Por que, afinal, em pleno século XXI, os estudos de gênero seriam tão problemáticos para alguns?
Refletir sobre o gênero significa mexer com a ordem das coisas e questionar o que aparentemente está estável. E isso incomoda.
A cada vez que novos caminhos são abertos em direção a uma sociedade mais horizontal, há uma reação contrária por parte daquelxs que não querem compartilhar seus privilégios. Pouco tempo antes do ataque ao gênero, o foco foi a luta contra a aprovação do casamento homossexual: certas pessoas acreditavam que esse direito era exclusivo delas. O mesmo ocorreu com a reprodução assistida e a defesa de que apenas mulheres heteros deveriam utilizar a técnica — algo que, por enquanto, se mantém.
Agora, a ideia é simplesmente impedir as as crianças de terem acesso ao conhecimento. Querem que parem de ensiná-las a pensar. Nada poderia ser mais perigoso.

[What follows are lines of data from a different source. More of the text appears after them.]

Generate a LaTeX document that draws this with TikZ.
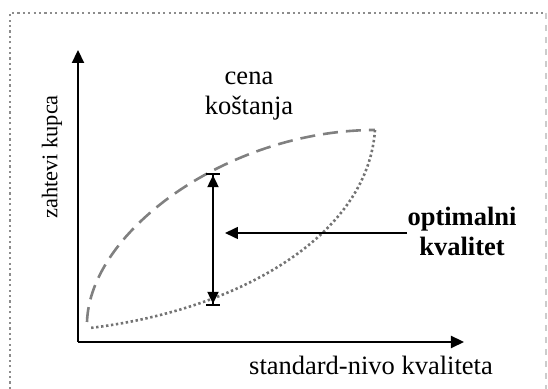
\documentclass[tikz,border=0pt]{standalone}
\usepackage{fontspec}
\setmainfont{Liberation Serif}
\usepackage{tikz}
\usetikzlibrary{arrows.meta,positioning}

\begin{document}
\begin{tikzpicture}[x=0.5pt, y=-0.5pt, >={Triangle[length=6.5pt,width=6pt]},
    axis/.style={line width=1.1pt, ->},
    lbl/.style={font=\fontsize{13.25}{15}\selectfont, inner sep=0pt},
    frame/.style={gray!90, line width=1.1pt, dash pattern=on 1.1pt off 1.6pt}]
  \useasboundingbox (0,0) rectangle (548,389);
  % frame
  \draw[frame] (10,389) -- (10,13) -- (546,13);
  \draw[gray!40, line width=0.6pt, dashed] (546,13) -- (546,389);
  % axes
  \coordinate (o) at (78,342);
  \coordinate (ytip) at (78,50);
  \coordinate (xtip) at (464,342);
  \draw[axis] (o) -- (ytip);
  \draw[axis] (o) -- (xtip);
  \node[lbl, rotate=90, font=\fontsize{11.2}{13}\selectfont] (ylab) at (52,157) {zahtevi kupca};
  \node[lbl] (xlab) at (371,365) {standard-nivo kvaliteta};
  % curves
  \coordinate (c0) at (87,322);
  \coordinate (c1) at (375,130);
  \coordinate (c2) at (90,328);
  \draw[gray, line width=1.3pt, dash pattern=on 7.5pt off 4pt]
    (c0) .. controls (90,230) and (230,130) .. (c1);
  \draw[gray!90!black, line width=1.3pt, dash pattern=on 1.2pt off 1.3pt]
    (c1) .. controls (368,235) and (240,310) .. (c2);
  \node[lbl, align=center] (cost) at (249,96) {cena\\ koštanja};
  % optimum
  \coordinate (top) at (213,173);
  \coordinate (bot) at (213,306);
  \draw[line width=1.1pt, {Bar[width=7pt]Triangle[length=6pt,width=5.5pt]}-{Triangle[length=6pt,width=5.5pt]Bar[width=7pt]}]
    (bot) -- (top);
  \node[lbl, align=center, font=\fontsize{13.25}{15}\bfseries] (opt) at (462,231) {optimalni\\ kvalitet};
  \coordinate (optend) at (225,233);
  \draw[line width=0.8pt, ->] (opt.west |- optend) -- (optend);
\end{tikzpicture}
\end{document}
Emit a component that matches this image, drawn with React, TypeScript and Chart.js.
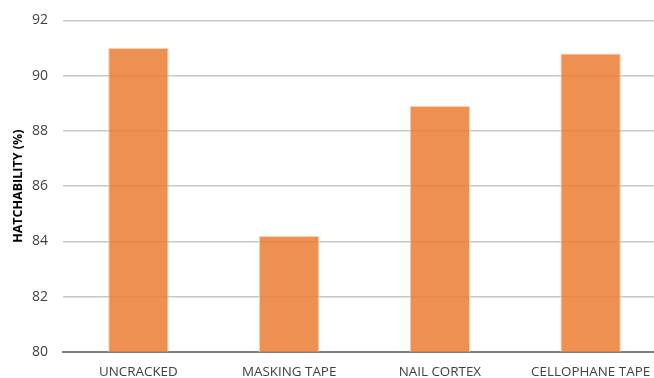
import React, { useEffect, useRef } from "react";
import { Chart, registerables } from "chart.js";

Chart.register(...registerables);

const categories = ["UNCRACKED", "MASKING TAPE", "NAIL CORTEX", "CELLOPHANE TAPE"];
const hatchability = [91.0, 84.2, 88.9, 90.8];
const yTicks = [80, 82, 84, 86, 88, 90, 92];
const yTitle = "HATCHABILITY (%)";

export default function App() {
  const ref = useRef<HTMLCanvasElement | null>(null);
  useEffect(() => {
    document.body.style.margin = "0";
    document.body.style.overflow = "hidden";
    document.documentElement.style.overflow = "hidden";
    const ctx = ref.current!;
    const chart = new Chart(ctx, {
      type: "bar",
      data: {
        labels: categories,
        datasets: [
          {
            data: hatchability,
            backgroundColor: "rgba(235,125,50,0.85)",
            borderColor: "rgba(250,205,175,0.9)",
            borderWidth: 1,
            barPercentage: 0.4,
            categoryPercentage: 1,
          },
        ],
      },
      options: {
        responsive: false,
        animation: false,
        layout: { padding: { left: 11, right: 6, top: 1, bottom: 0 } },
        plugins: { legend: { display: false }, tooltip: { enabled: false } },
        scales: {
          x: {
            grid: { display: false, drawTicks: false },
            border: { color: "#7f7f7f", width: 2 },
            ticks: {
              color: "#404040",
              font: { family: "'Open Sans'", size: 13.4 },
              padding: 12,
              maxRotation: 0,
            },
            afterFit: (s: any) => {
              s.height = 26;
            },
          },
          y: {
            min: 80,
            max: 92,
            afterBuildTicks: (s: any) => {
              s.ticks = yTicks.map((v) => ({ value: v }));
            },
            grid: { color: "#c8c8c8", lineWidth: 1.5, drawTicks: false },
            border: { display: false },
            ticks: {
              color: "#404040",
              font: { family: "'Open Sans'", size: 14 },
              padding: 15,
            },
            title: {
              display: true,
              text: yTitle,
              color: "#000000",
              font: { family: "'Open Sans'", size: 12.5, weight: "bold" },
              padding: 0,
            },
            afterFit: (s: any) => {
              s.width = 52;
            },
          },
        },
      },
    });
    return () => chart.destroy();
  }, []);
  return (
    <div style={{ position: "absolute", left: 0, top: -3, width: 672, height: 381 }}>
      <canvas ref={ref} width={672} height={381} style={{ width: 672, height: 381 }} />
    </div>
  );
}
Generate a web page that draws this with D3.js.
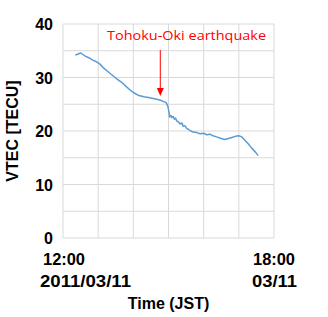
<!DOCTYPE html>
<html><head><meta charset="utf-8">
<script src="https://cdn.jsdelivr.net/npm/d3@7"></script>
<style>body{margin:0;background:#fff}svg{display:block}</style>
</head><body>
<svg id="c" width="328" height="317"></svg>
<script>
const times = ["12:21","12:26","12:30","12:34","12:38","12:44","12:50","12:56","13:03","13:10","13:20","13:30","13:40","13:48","13:54","14:00","14:08","14:18","14:28","14:38","14:45","14:52","14:56","14:59","15:01","15:02","15:04","15:06","15:08","15:10","15:12","15:14","15:17","15:20","15:23","15:25","15:28","15:31","15:34","15:38","15:42","15:48","15:54","16:00","16:05","16:11","16:16","16:22","16:30","16:36","16:42","16:48","16:54","17:00","17:05","17:10","17:16","17:22","17:28","17:33"];
const vtec  = [34.2,34.4,34.6,34.3,34.0,33.7,33.3,33.0,32.5,31.7,30.8,29.9,29.1,28.3,27.7,27.2,26.7,26.4,26.2,26.0,25.8,25.5,25.3,24.6,23.4,22.6,22.9,22.5,22.7,22.2,22.4,21.9,21.7,21.3,21.5,20.9,21.0,20.5,20.3,20.0,19.8,19.7,19.5,19.6,19.3,19.4,19.1,18.9,18.6,18.4,18.6,18.8,19.0,19.1,18.9,18.3,17.6,16.8,16.1,15.4];
const yTicks = [0,10,20,30,40];
const xLabels = [["12:00","2011/03/11"],["18:00","03/11"]];
const eventTime = "14:46";
const eventLabel = "Tohoku-Oki earthquake";

const svg = d3.select("#c");
const L=63,R=274,T=24,B=238;
const FONT="Liberation Sans, Arial, sans-serif";
const day = s => { const [h,m]=s.split(":").map(Number); return new Date(2011,2,11,h,m); };
const x = d3.scaleTime().domain([day("12:00"),day("18:00")]).range([L,R]);
const y = d3.scaleLinear().domain([0,40]).range([B,T]);

const g = svg.append("g");
g.selectAll(".hg").data(d3.range(0,41,5)).join("line")
  .attr("x1",L).attr("x2",R).attr("y1",d=>y(d)).attr("y2",d=>y(d))
  .attr("stroke","#d9d9d9").attr("stroke-width",1);
g.selectAll(".vg").data(d3.timeHour.range(day("12:00"),d3.timeHour.offset(day("18:00"),1))).join("line")
  .attr("x1",d=>x(d)).attr("x2",d=>x(d)).attr("y1",T).attr("y2",B)
  .attr("stroke","#d9d9d9").attr("stroke-width",1);

svg.selectAll(".yt").data(yTicks).join("text")
  .attr("x",53).attr("y",d=>y(d)+6).attr("text-anchor","end")
  .attr("font-family",FONT).attr("font-weight","bold").attr("font-size",16)
  .text(d=>d);

svg.append("text").attr("transform",`translate(18,${(T+B)/2}) rotate(-90)`)
  .attr("text-anchor","middle")
  .attr("font-family",FONT).attr("font-weight","bold").attr("font-size",16)
  .text("VTEC [TECU]");

// x labels (two lines each)
const xl = [
  {t:day("12:00"), pos:[{x:43,w:42},{x:40,w:91}]},
  {t:day("18:00"), pos:[{x:253,w:42},{x:252,w:45}]}
];
xLabels.forEach((lab,i)=>{
  lab.forEach((s,j)=>{
    const p = xl[i].pos[j];
    svg.append("text").attr("x",p.x).attr("y",265+j*22)
      .attr("text-anchor","start")
      .attr("textLength",p.w).attr("lengthAdjust","spacingAndGlyphs")
      .attr("font-family",FONT).attr("font-weight","bold").attr("font-size",16)
      .text(s);
  });
});
svg.append("text").attr("x",168.5).attr("y",309).attr("text-anchor","middle")
  .attr("font-family",FONT).attr("font-weight","bold").attr("font-size",16)
  .text("Time (JST)");

const data = times.map((t,i)=>({t:day(t),v:vtec[i]}));
svg.append("path").datum(data)
  .attr("d",d3.line().x(d=>x(d.t)).y(d=>y(d.v)))
  .attr("fill","none").attr("stroke","#5b9bd5").attr("stroke-width",1.5).attr("stroke-linejoin","round");

const ex = x(day(eventTime));
svg.append("text").attr("x",107).attr("y",40).attr("text-anchor","start")
  .attr("textLength",159).attr("lengthAdjust","spacingAndGlyphs")
  .attr("font-family","Open Sans, sans-serif").attr("font-size",13).attr("fill","#ff0000")
  .text(eventLabel);
svg.append("line").attr("x1",ex).attr("x2",ex).attr("y1",50).attr("y2",89)
  .attr("stroke","#ff0000").attr("stroke-width",1);
svg.append("path").attr("d",`M${ex-3.5},88 L${ex+3.5},88 L${ex},96 Z`).attr("fill","#ff0000");
</script>
</body></html>
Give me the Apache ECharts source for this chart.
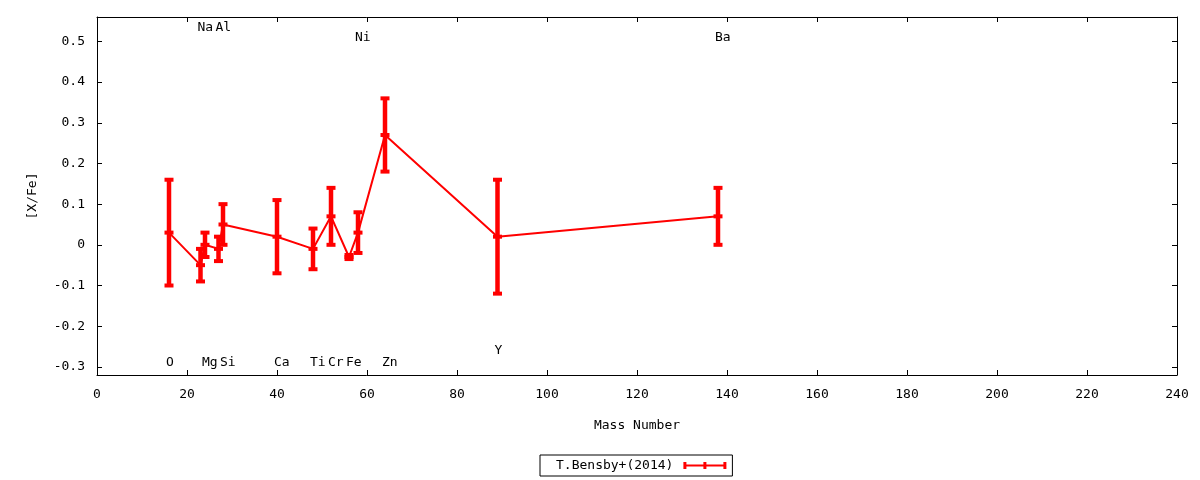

“Querem que pensemos que as histórias feministas e dos direitos homossexuais são secundárias, não são importantes, que precisamos pensar primeiro na economia. Agora que estamos em crise isso se fortalece. E aumenta a homofobia dentro das instituições, junto com uma vontade do ultraliberalismo. Para mim, o ultraliberalismo e o sexismo estão mais conectados do que imaginamos. A primeira propaganda ultraliberal é a sexista. Ela começa no momento em que você nasce e lhe dizem se você está do lado dos dominantes ou dos dominados. E as duas categorias são ‘naturais’, então não há nada a fazer. Você não pode sair da categoria de dominante ou de dominado. Quando aceitamos isso, aceitamos também o liberalismo, a ordem do mercado, a autoridade religiosa. Esse é o primeiro lugar onde aprendemos a obedecer. E o fato da direita dar tanta importância à essa questão mostra que aí está a revolução”, afirmou ao blog, em 2013, a escritora Virginie Despentes.
Na França, o contexto econômico é de crise e apegar-se à identidade parece ser a saída mais fácil. Assim, no lugar de questionar o capitalismo e o sistema financeiro, prefere-se culpar xs imigrantes pela fragilidade econômica e reivindicar um país apenas para franceses “de raiz”. Hoje, tal identidade nacional não é somente territorial e familiar, mas passa também pelo gênero e está diretamente ligada à orientação sexual. Querem que xs franceses típicxs sejam brancxs, cisgêneros, heterossexuais e cujas famílias morem aqui pelo menos desde Carlos Magno.
Ao mesmo tempo, parte significativa dos imigrantes, que poderia se solidarizar com as pessoas LGBT* por experimentarem uma perseguição semelhante, opta por fazer alianças temporárias com os mesmos grupos que querem expulsá-los em defesa de um ideal de família que nem mesmo compartilham. No século passado, tanta divisão social e ódio, em meio a uma crise econômica, levaram a humanidade à guerra mundial.
“Imagine alguém segurando um cartaz em uma manifestação ‘contra a teoria do gênero’. Já vi protestos contra aborto, casamento gay e tudo mais. Mas contra uma teoria, só mesmo na França”, disse-me, na semana passada, entre risos e uma cara de surpresa, a historiadora Joan Scott (Instituto de Estudos Avançados, Princeton).
Seria quase cômico se não fosse trágico.